Mark Lewis, Slalom consultant

At first, the team building the technology did nothing more than just observe. They watched how people walked around the winery, which paths they took, and where they stopped. Then, they started asking people why they’d come to the winery, and what they wanted.

What they found was that people who had come to get detailed information about the winery tended to take a guided tour. Those who didn’t had a different agenda.

In addition to enjoying the wine, Lewis said, “What they really wanted was to take photos and share photos.”

That insight changed the team’s thinking completely. They realized that the app they were building needed to have some information about the wine and the winery’s history, but it needed to be organized around great places for pictures.

In the end, it turns out visiting a winery was like so much in modern life: All about taking a great picture and sharing it on Facebook, Twitter, or your social medium of choice. And, the Slalom team found, that wasn’t just true for millennials.

“Social is really a means of communication across age groups,” he said.

The final app, released in late 2014, includes a map that shows people three wine tasting spots, three restrooms—and eight spots that would be ideal for snapping a great picture. Got a good shot? You can even share it on Facebook without leaving the app.

So far, Mondavi is the only winery in Napa Valley offering this kind of interactive tour.

The winemakers hope it will help customers two ways. One, they’ll be able to find their way around, learn about wine, and get some great photos. And two, the information the company gathers about how people navigate the winery, where they stop, and what they are interested in will help create an even better experience for that next visit.

“I think that there are huge possibilities,” Lewis said.

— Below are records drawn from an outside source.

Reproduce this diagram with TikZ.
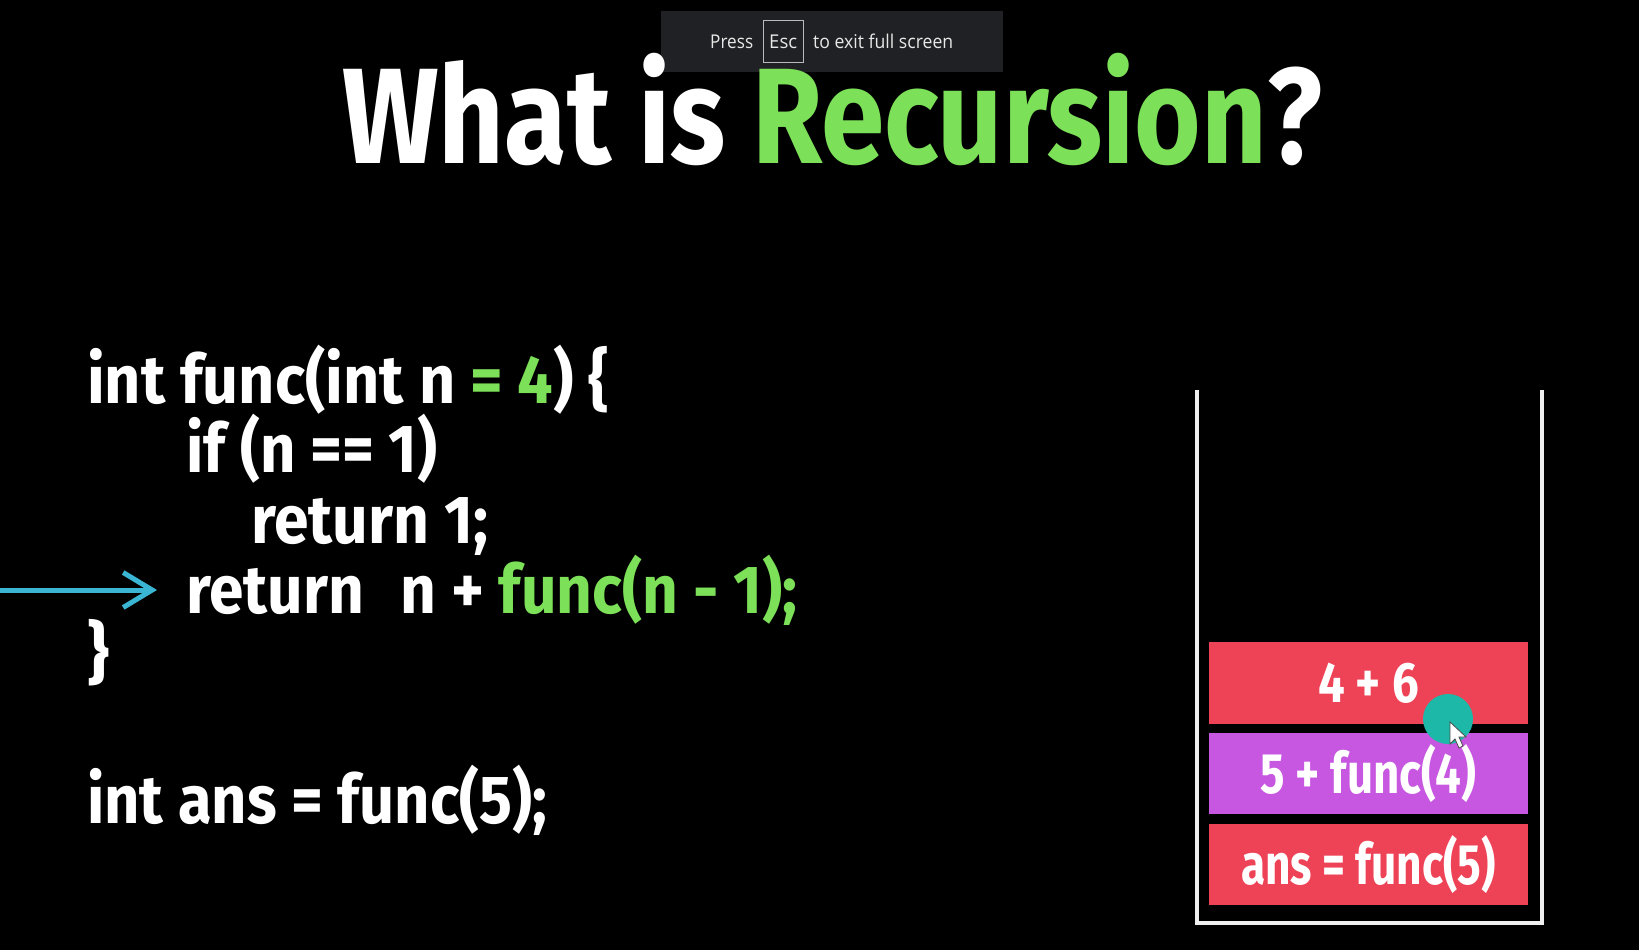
\documentclass[tikz,border=0pt]{standalone}
\usepackage{fontspec}
\usepackage{graphicx}
\setmainfont{Fira Sans}
\newfontfamily\bannerfont{Open Sans}
\usetikzlibrary{arrows.meta}
\definecolor{recgreen}{RGB}{124,224,88}
\definecolor{arrowblue}{RGB}{58,182,212}
\definecolor{boxred}{RGB}{238,66,86}
\definecolor{boxpurple}{RGB}{199,87,224}
\definecolor{tealdot}{RGB}{30,184,168}
\definecolor{banner}{RGB}{32,33,36}
\definecolor{bantext}{RGB}{232,232,232}
\definecolor{wallcol}{RGB}{240,240,240}
\newcommand\fitw[2]{\resizebox{#1pt}{\height}{#2}}
\tikzset{
  txt/.style={anchor=base west, inner sep=0pt, text=white},
  codeline/.style={txt, font=\bfseries\fontsize{68}{70}\selectfont},
  bantxt/.style={anchor=base west, inner sep=0pt, text=bantext, font=\bannerfont\fontsize{19}{22}\selectfont},
  stackbox/.style={inner sep=0pt, text=white, minimum width=319pt, font=\bfseries\fontsize{57}{60}\selectfont},
  wall/.style={draw=wallcol, line width=4pt},
  codearrow/.style={draw=arrowblue, line width=5pt, -{Straight Barb[length=29pt,width=35pt]}}
}
\begin{document}
\begin{tikzpicture}[x=1pt,y=-1pt]
\fill[black] (0,0) rectangle (1639,950);
\useasboundingbox (0,0) rectangle (1639,950);
% banner
\fill[banner] (661,11) rectangle (1003,72);
\node[bantxt] (press) at (710,49) {\fitw{43}{Press}};
\node[draw=bantext!80!black, line width=1pt, minimum width=40pt, minimum height=42pt, inner sep=0pt] (esc) at (783,42) {};
\node[bantxt] (esctxt) at (769,49) {\fitw{28}{Esc}};
\node[bantxt] (exit) at (813,49) {\fitw{140}{to exit full screen}};
% title
\node[txt, font=\bfseries\fontsize{136}{150}\selectfont] (title) at (342,163) {\fitw{980}{What is \textcolor{recgreen}{Recursion}?}};
% code
\node[codeline] (l1) at (87,403) {\fitw{522}{int func(int n \textcolor{recgreen}{= 4}) \{}};
\node[codeline] (l2) at (186,472) {\fitw{251}{if (n == 1)}};
\node[codeline] (l3) at (251,543) {\fitw{237}{return 1;}};
\node[codeline] (l4) at (186,613) {\fitw{611}{return\hspace{0.35em} n + \textcolor{recgreen}{func(n {-} 1);}}};
\node[codeline] (l5) at (87,676) {\}};
\node[codeline] (l6) at (87,823) {\fitw{460}{int ans = func(5);}};
% arrow
\coordinate (arrS) at (0,590);
\coordinate (arrE) at (157,590);
\draw[codearrow] (arrS) -- (arrE);
% stack
\coordinate (wTL) at (1197,390);
\coordinate (wBL) at (1197,923);
\coordinate (wBR) at (1542,923);
\coordinate (wTR) at (1542,390);
\draw[wall] (wTL) -- (wBL) -- (wBR) -- (wTR);
\node[stackbox, fill=boxred, minimum height=82pt] (b3) at (1368.5,683) {\fitw{101}{4 + 6}};
\node[stackbox, fill=boxpurple, minimum height=81pt] (b2) at (1368.5,773.5) {\fitw{216}{5 + func(4)}};
\node[stackbox, fill=boxred, minimum height=81pt] (b1) at (1368.5,864.5) {\fitw{255}{ans = func(5)}};
% cursor
\fill[tealdot] (1448,719) circle (25);
\filldraw[fill=white, draw=black!70, line width=0.8pt] (1450,722) -- (1450,744) -- (1455,739) -- (1459,748) -- (1463,746) -- (1459,737) -- (1466,737) -- cycle;
\end{tikzpicture}
\end{document}
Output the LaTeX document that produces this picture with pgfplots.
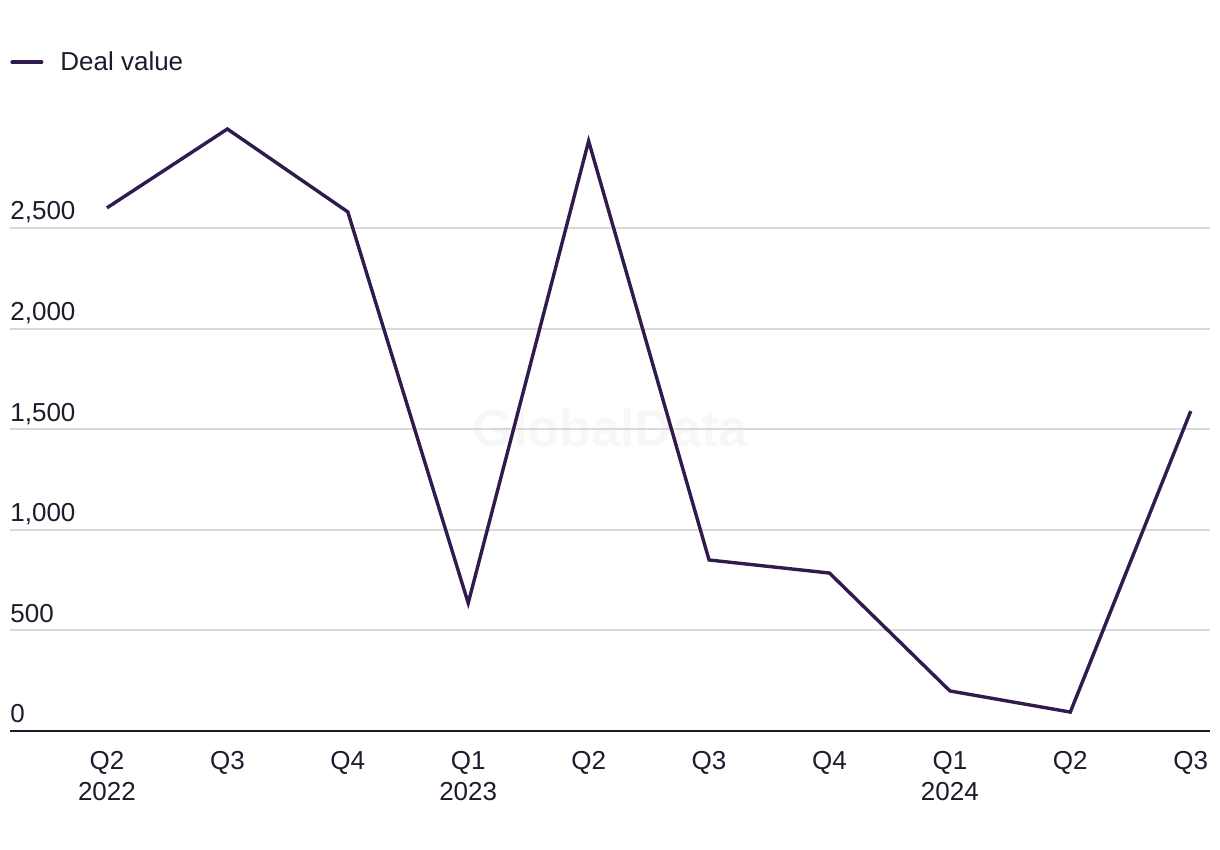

About Robert Mondavi Winery

The Robert Mondavi Winery was founded in 1966, marking the first major winery to open in Napa Valley since Prohibition. It is known for producing some of the world’s best wines, including its iconic cabernet sauvignon and its signature fume blanc. The winery also has played a key role in establishing the Napa Valley as a world-class winemaking epicenter, on par with locations in France, Spain, and Italy.

Mondavi’s To Kalon vineyard and cellar is renowned for its innovative grape growing and winemaking techniques. The winery’s beautiful grounds also are a top tourist destination for wine connoisseurs and casual visitors. The winery is open daily for visitors, hosts a concert series, and features regular food and wine pairing events.